Three former legislators who are plaintiffs in the lawsuit echoed that view, saying that Michigan’s strict term limits mean that by the time a legislator knows how to navigate government, they are banned from running for office again.
“Ask any legislator and they’ll say they get more done in their (last) term than in any other,” said Opsommer at a press event announcing the suit on Wednesday.
Kahn said "term limits have done considerable damage to the state, and to voters who might want to vote for someone with experience."
The lawsuit follows recently talk in Lansing that some reforms are needed. Senate Majority Leader Mike Shirkey said in May — during a panel in which both Democratic and Republican leaders said the limits weren’t working — that he may plan to launch a ballot initiative to change term limits.
Last month, he and House Speaker Lee Chatfield met with Voters Not Politicians, the citizen group behind the successful ballot initiative to create an Independent Citizens Redistricting Commission, to discuss a possible collaboration on the subject, among other “good government” reforms.
Fifteen states have legislative term limits, but some have changed their minds — or been struck down in the courts — since the early 1990s.

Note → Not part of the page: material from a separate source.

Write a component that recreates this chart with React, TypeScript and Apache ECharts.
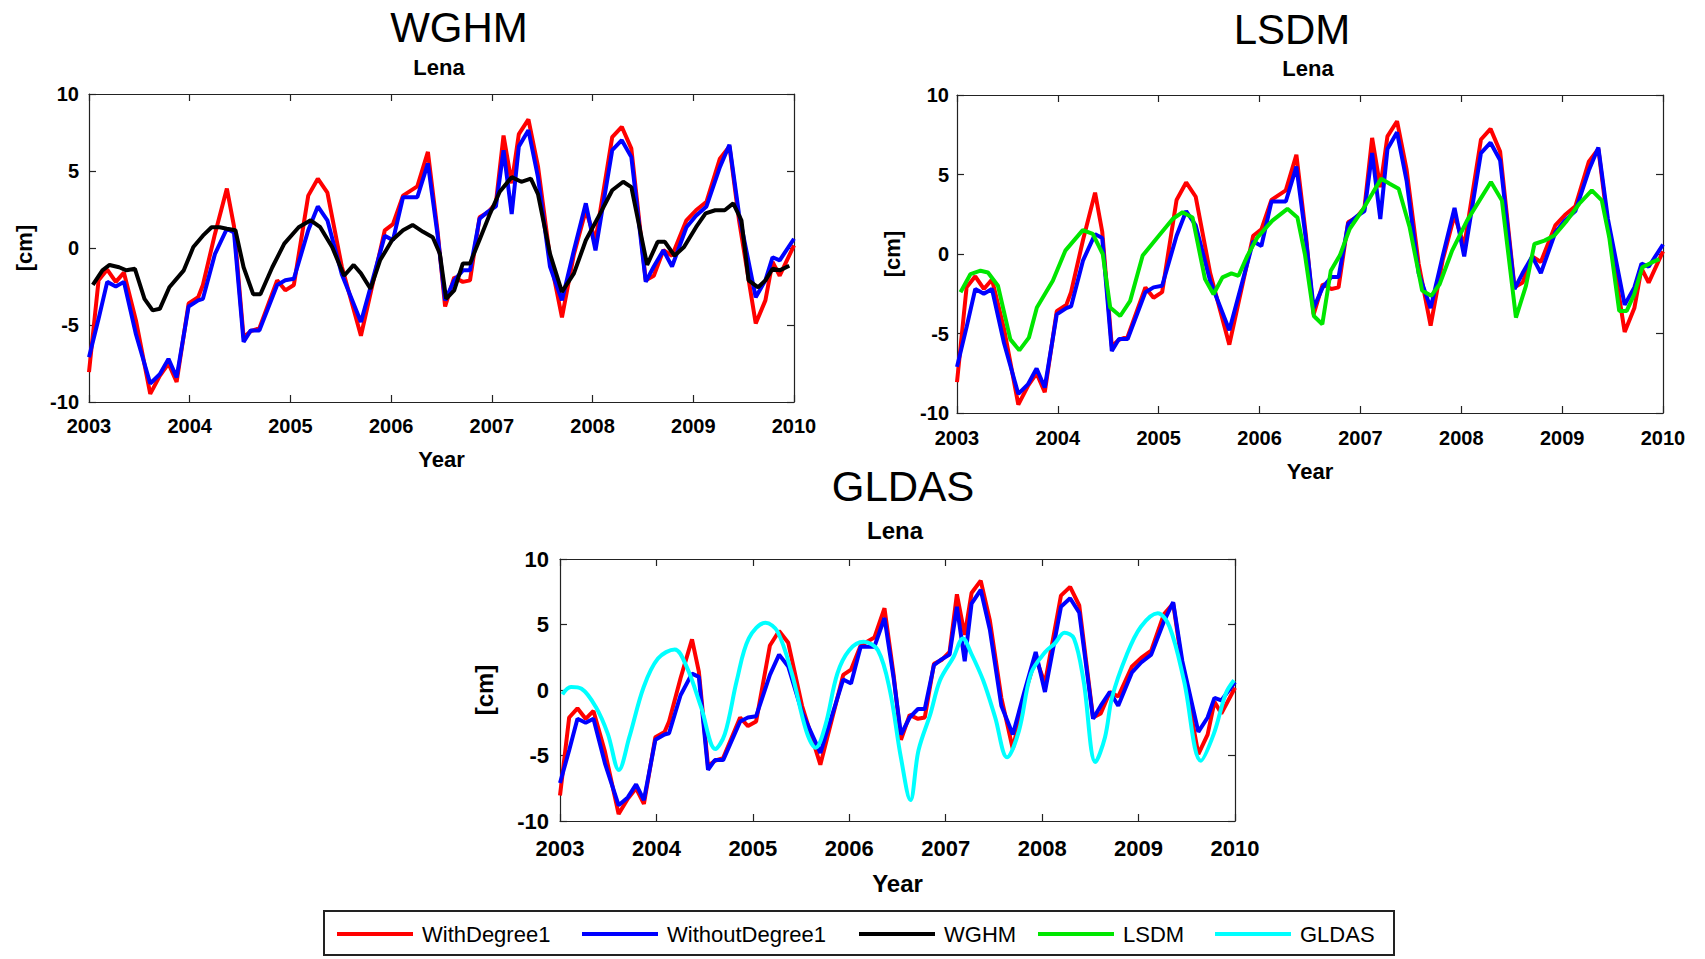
import React, { useEffect, useRef } from "react";
import * as echarts from "echarts";

// ---- data (decimal years, cm) ----
const obsYears = [2003.0, 2003.095, 2003.181, 2003.266, 2003.347, 2003.466, 2003.608, 2003.703, 2003.789, 2003.87, 2003.989, 2004.084, 2004.131, 2004.25, 2004.369, 2004.44, 2004.535, 2004.606, 2004.692, 2004.868, 2004.949, 2005.034, 2005.177, 2005.272, 2005.367, 2005.51, 2005.7, 2005.937, 2006.018, 2006.118, 2006.26, 2006.365, 2006.46, 2006.536, 2006.626, 2006.712, 2006.783, 2006.878, 2006.959, 2007.04, 2007.116, 2007.197, 2007.268, 2007.363, 2007.458, 2007.577, 2007.696, 2007.815, 2007.933, 2008.029, 2008.195, 2008.29, 2008.385, 2008.528, 2008.608, 2008.703, 2008.789, 2008.932, 2009.027, 2009.131, 2009.264, 2009.359, 2009.454, 2009.62, 2009.716, 2009.787, 2009.858, 2010.0];
const withDegree1 = [-8.06, -2.1, -1.4, -2.2, -1.6, -4.7, -9.47, -8.3, -7.5, -8.7, -3.6, -3.2, -2.4, 0.9, 3.86, 1.4, -5.8, -5.4, -5.2, -2.1, -2.75, -2.4, 3.4, 4.5, 3.6, -1.2, -5.7, 1.15, 1.55, 3.4, 4.0, 6.24, 1.15, -3.8, -1.9, -2.2, -2.1, 2.0, 2.3, 2.9, 7.3, 4.2, 7.4, 8.35, 5.3, -0.6, -4.5, -0.4, 2.45, 0.5, 7.2, 7.87, 6.45, -2.1, -1.8, -0.15, -0.5, 1.8, 2.45, 3.0, 5.8, 6.6, 1.8, -4.9, -3.4, -0.9, -1.8, 0.17];
const withoutDegree1 = [-7.1, -4.6, -2.2, -2.5, -2.2, -5.6, -8.8, -8.2, -7.2, -8.4, -3.8, -3.4, -3.3, -0.4, 1.25, 1.0, -6.1, -5.35, -5.35, -2.4, -2.1, -2.0, 1.15, 2.7, 1.8, -1.7, -4.8, 0.8, 0.5, 3.3, 3.3, 5.5, 0.9, -3.4, -2.1, -1.45, -1.45, 1.9, 2.35, 2.7, 6.35, 2.2, 6.6, 7.65, 4.6, -1.2, -3.4, -0.15, 2.9, -0.15, 6.35, 7.0, 5.9, -2.2, -1.2, -0.15, -1.2, 1.35, 2.1, 2.7, 5.25, 6.7, 2.2, -3.2, -2.1, -0.6, -0.8, 0.6];

const wghmYears = [2003.038, 2003.133, 2003.204, 2003.299, 2003.371, 2003.456, 2003.551, 2003.632, 2003.703, 2003.798, 2003.941, 2004.036, 2004.131, 2004.217, 2004.298, 2004.369, 2004.454, 2004.535, 2004.63, 2004.702, 2004.82, 2004.939, 2005.082, 2005.201, 2005.296, 2005.414, 2005.533, 2005.628, 2005.7, 2005.795, 2005.89, 2006.009, 2006.118, 2006.213, 2006.317, 2006.413, 2006.484, 2006.546, 2006.626, 2006.712, 2006.783, 2006.888, 2006.983, 2007.078, 2007.197, 2007.292, 2007.387, 2007.458, 2007.577, 2007.696, 2007.815, 2007.933, 2008.076, 2008.195, 2008.304, 2008.385, 2008.542, 2008.646, 2008.718, 2008.813, 2008.908, 2009.027, 2009.122, 2009.217, 2009.312, 2009.397, 2009.478, 2009.549, 2009.644, 2009.716, 2009.787, 2009.858, 2009.953];
const wghmValues = [-2.4, -1.45, -1.1, -1.25, -1.45, -1.35, -3.3, -4.05, -3.95, -2.55, -1.45, 0.06, 0.8, 1.35, 1.35, 1.25, 1.15, -1.25, -3.0, -3.0, -1.25, 0.28, 1.35, 1.8, 1.35, 0.06, -1.8, -1.1, -1.65, -2.65, -0.8, 0.5, 1.15, 1.5, 1.05, 0.7, -0.37, -3.3, -2.75, -1.0, -1.0, 0.7, 2.25, 3.65, 4.6, 4.3, 4.5, 3.5, -0.37, -2.85, -1.65, 0.5, 2.25, 3.75, 4.3, 3.95, -1.1, 0.4, 0.4, -0.5, 0.06, 1.35, 2.25, 2.45, 2.45, 2.9, 1.8, -2.1, -2.55, -2.1, -1.35, -1.45, -1.15];

const lsdmYears = [2003.035, 2003.134, 2003.233, 2003.307, 2003.406, 2003.529, 2003.618, 2003.713, 2003.792, 2003.95, 2004.074, 2004.247, 2004.346, 2004.445, 2004.519, 2004.618, 2004.717, 2004.841, 2004.989, 2005.138, 2005.237, 2005.335, 2005.459, 2005.543, 2005.632, 2005.721, 2005.791, 2005.88, 2005.979, 2006.127, 2006.276, 2006.375, 2006.449, 2006.538, 2006.622, 2006.706, 2006.795, 2006.894, 2007.018, 2007.117, 2007.206, 2007.29, 2007.379, 2007.488, 2007.612, 2007.701, 2007.785, 2007.909, 2008.057, 2008.181, 2008.294, 2008.403, 2008.542, 2008.641, 2008.725, 2008.824, 2008.923, 2009.047, 2009.17, 2009.294, 2009.393, 2009.467, 2009.566, 2009.64, 2009.715, 2009.794, 2009.889, 2009.964];
const lsdmValues = [-2.4, -1.26, -1.05, -1.16, -2.0, -5.37, -6.06, -5.26, -3.37, -1.68, 0.21, 1.5, 1.26, 0.0, -3.37, -3.9, -2.95, -0.1, 1.05, 2.2, 2.63, 2.3, -1.58, -2.53, -1.47, -1.22, -1.37, -0.1, 1.05, 2.1, 2.84, 2.3, 0.0, -3.9, -4.42, -1.05, -0.1, 1.58, 2.74, 3.79, 4.74, 4.42, 4.1, 1.68, -2.3, -2.63, -1.9, 0.21, 2.1, 3.37, 4.53, 3.37, -4.0, -2.0, 0.63, 0.84, 1.16, 2.1, 3.16, 4.0, 3.37, 1.05, -3.58, -3.58, -2.53, -0.84, -0.53, -0.32];

const gldasYears = [2003.025, 2003.114, 2003.223, 2003.372, 2003.496, 2003.61, 2003.719, 2003.868, 2004.016, 2004.19, 2004.314, 2004.463, 2004.611, 2004.71, 2004.834, 2004.958, 2005.132, 2005.256, 2005.405, 2005.553, 2005.652, 2005.752, 2005.876, 2005.999, 2006.148, 2006.297, 2006.421, 2006.535, 2006.634, 2006.718, 2006.842, 2006.941, 2007.08, 2007.179, 2007.264, 2007.388, 2007.512, 2007.636, 2007.76, 2007.884, 2008.032, 2008.131, 2008.231, 2008.33, 2008.429, 2008.553, 2008.652, 2008.726, 2008.875, 2009.024, 2009.198, 2009.321, 2009.47, 2009.646, 2009.78, 2009.904, 2009.99];
const gldasValues = [-0.33, 0.23, 0.1, -1.3, -3.35, -6.1, -3.6, 0.23, 2.4, 3.1, 1.76, -1.3, -4.5, -3.35, 0.74, 3.94, 5.14, 4.45, 1.25, -3.1, -4.4, -2.7, 1.25, 3.04, 3.68, 3.04, -0.03, -5.14, -8.4, -4.6, -1.8, 0.74, 2.5, 3.94, 2.8, 0.74, -2.07, -5.14, -3.1, 1.25, 2.9, 3.55, 4.37, 3.94, 0.74, -5.5, -3.6, -0.54, 2.66, 4.83, 5.86, 4.83, 0.74, -5.4, -3.35, -0.28, 0.74];

const yearTicks = { min: 2003, max: 2010, interval: 1 };
const cmTicks = { min: -10, max: 10, interval: 5 };

const seriesNames = ["WithDegree1", "WithoutDegree1", "WGHM", "LSDM", "GLDAS"];
const seriesColors = ["#ff0000", "#0000ff", "#000000", "#00e600", "#00ffff"];

const zip = (xs: number[], ys: number[]) => xs.map((x, i) => [x, ys[i]]);

const FONT = "Liberation Sans, Arial, Helvetica, sans-serif";

type Panel = {
  title: string; tx: number; ty: number; lx: number; ly: number;
  left: number; top: number; width: number; height: number;
  labelSize: number; xMargin: number; yMargin: number;
  nameSize: number; xNameGap: number; yNameGap: number;
  model: number; modelX: number[]; modelY: number[]; smooth: number | boolean;
};

const panels: Panel[] = [
  { title: "WGHM", tx: 459, ty: 27, lx: 439, ly: 67, left: 89, top: 94, width: 705, height: 308, labelSize: 20, xMargin: 14, yMargin: 10, nameSize: 22, xNameGap: 46, yNameGap: 54, model: 2, modelX: wghmYears, modelY: wghmValues, smooth: false },
  { title: "LSDM", tx: 1292, ty: 29, lx: 1308, ly: 68, left: 957, top: 95, width: 706, height: 318, labelSize: 20, xMargin: 15, yMargin: 8, nameSize: 22, xNameGap: 47, yNameGap: 54, model: 3, modelX: lsdmYears, modelY: lsdmValues, smooth: false },
  { title: "GLDAS", tx: 903, ty: 486, lx: 895, ly: 530, left: 560, top: 559, width: 675, height: 262, labelSize: 22, xMargin: 16, yMargin: 11, nameSize: 24, xNameGap: 50, yNameGap: 64, model: 4, modelX: gldasYears, modelY: gldasValues, smooth: 0.35 },
];

const legendLeft = [332, 577, 854, 1033, 1210];

function buildOption() {
  const grid: any[] = [];
  const xAxis: any[] = [];
  const yAxis: any[] = [];
  const series: any[] = [];
  const graphic: any[] = [];
  const axisLine = { show: true, onZero: false, lineStyle: { color: "#222", width: 1.2 } };
  const tick = { show: true, inside: true, length: 7, lineStyle: { color: "#222", width: 1.2 } };

  panels.forEach((p, i) => {
    grid.push({ left: p.left, top: p.top, width: p.width, height: p.height, containLabel: false, show: true, backgroundColor: "#fff", borderWidth: 0 });
    const labelStyle = { color: "#000", fontSize: p.labelSize, fontWeight: "bold", fontFamily: FONT };
    xAxis.push({
      type: "value", gridIndex: i, position: "bottom", ...yearTicks,
      axisLine, axisTick: tick, splitLine: { show: false },
      axisLabel: { ...labelStyle, margin: p.xMargin, showMinLabel: true, showMaxLabel: true, hideOverlap: false, formatter: (v: number) => String(Math.round(v)) },
      name: "Year", nameLocation: "middle", nameGap: p.xNameGap,
      nameTextStyle: { color: "#000", fontSize: p.nameSize, fontWeight: "bold", fontFamily: FONT },
    });
    xAxis.push({
      type: "value", gridIndex: i, position: "top", ...yearTicks,
      axisLine, axisTick: tick, splitLine: { show: false }, axisLabel: { show: false },
    });
    yAxis.push({
      type: "value", gridIndex: i, position: "left", ...cmTicks,
      axisLine, axisTick: tick, splitLine: { show: false },
      axisLabel: { ...labelStyle, margin: p.yMargin, showMinLabel: true, showMaxLabel: true },
      name: "[cm]", nameLocation: "middle", nameGap: p.yNameGap,
      nameTextStyle: { color: "#000", fontSize: p.nameSize, fontWeight: "bold", fontFamily: FONT },
    });
    yAxis.push({
      type: "value", gridIndex: i, position: "right", ...cmTicks,
      axisLine, axisTick: tick, splitLine: { show: false }, axisLabel: { show: false },
    });

    const common = { type: "line", xAxisIndex: 2 * i, yAxisIndex: 2 * i, symbol: "none", showSymbol: false, clip: true };
    series.push({ ...common, name: seriesNames[0], data: zip(obsYears, withDegree1), lineStyle: { color: seriesColors[0], width: 4 }, itemStyle: { color: seriesColors[0] } });
    series.push({ ...common, name: seriesNames[1], data: zip(obsYears, withoutDegree1), lineStyle: { color: seriesColors[1], width: 4 }, itemStyle: { color: seriesColors[1] } });
    series.push({ ...common, name: seriesNames[p.model], data: zip(p.modelX, p.modelY), smooth: p.smooth, lineStyle: { color: seriesColors[p.model], width: 4 }, itemStyle: { color: seriesColors[p.model] } });

    graphic.push({ type: "text", x: p.tx, y: p.ty, style: { text: p.title, fill: "#000", font: `42px ${FONT}`, textAlign: "center", textVerticalAlign: "middle" } });
    graphic.push({ type: "text", x: p.lx, y: p.ly, style: { text: "Lena", fill: "#000", font: `bold ${i === 2 ? 24 : 22}px ${FONT}`, textAlign: "center", textVerticalAlign: "middle" } });
  });

  graphic.push({ type: "rect", shape: { x: 324, y: 911, width: 1070, height: 44 }, style: { fill: "#fff", stroke: "#222", lineWidth: 2 }, z: -1 });

  const legend = seriesNames.map((n, k) => ({
    data: [n], left: legendLeft[k], top: 918, orient: "horizontal",
    icon: "rect", itemWidth: 76, itemHeight: 4, selectedMode: false,
    textStyle: { color: "#000", fontSize: 22, fontFamily: FONT, padding: [0, 0, 0, 4] },
  }));

  return { animation: false, backgroundColor: "#fff", grid, xAxis, yAxis, series, legend, graphic };
}

export default function App() {
  const ref = useRef<HTMLDivElement>(null);
  useEffect(() => {
    if (!ref.current) return;
    const chart = echarts.init(ref.current, undefined, { renderer: "svg" });
    chart.setOption(buildOption() as any);
    return () => chart.dispose();
  }, []);
  return <div ref={ref} style={{ position: "absolute", left: 0, top: 0, width: 1705, height: 959, background: "#fff" }} />;
}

The Idaho and Utah state legislatures repealed their term limits in the early 2000s, and state Supreme Courts overturned term limits in Massachusetts, Oregon, Washington and Wyoming. Term limits for the U.S. Congress were struck down in 1995.
Proponents of term limits promised they would improve accountability, including making government more accessible to female politicians and politicians of color, reduce lobbyists influence on policy-making and making elections more competitive. A 2018 report by the nonpartisan Citizens Research Council of Michigan found that the policy has largely failed to achieve many of those goals and has instead made some of those problems worse.
The limits have made many legislators see their time in office “as a stepping stone to another office,” the report read. “For this reason, officials spend more time on activities that can be viewed as electioneering.”
Term limits have succeeded in creating more open-seat elections, the report said, but has also “reduced the experience and knowledge of legislators, weakening the legislature and making it less effective.”
But fans of term limits said they work just fine and point to the U.S. Congress – which has none – as an example that career lawmakers are just as partisan, if not more so, than those with truncated terms.
Patrick Anderson, who helped author the 1992 term limits constitutional amendment, told Bridge Magazine last month that Michigan has a far more diverse government since the reforsms passed, electing for the first time women governors, attorneys general and secretaries of state.
“One of the reasons we wanted to have term limits in Michigan was to open the door for people who traditionally had a very difficult time getting a shot at running in an open seat," he said. “And on this one criteria, term limits has been a smashing success. We clearly opened a door."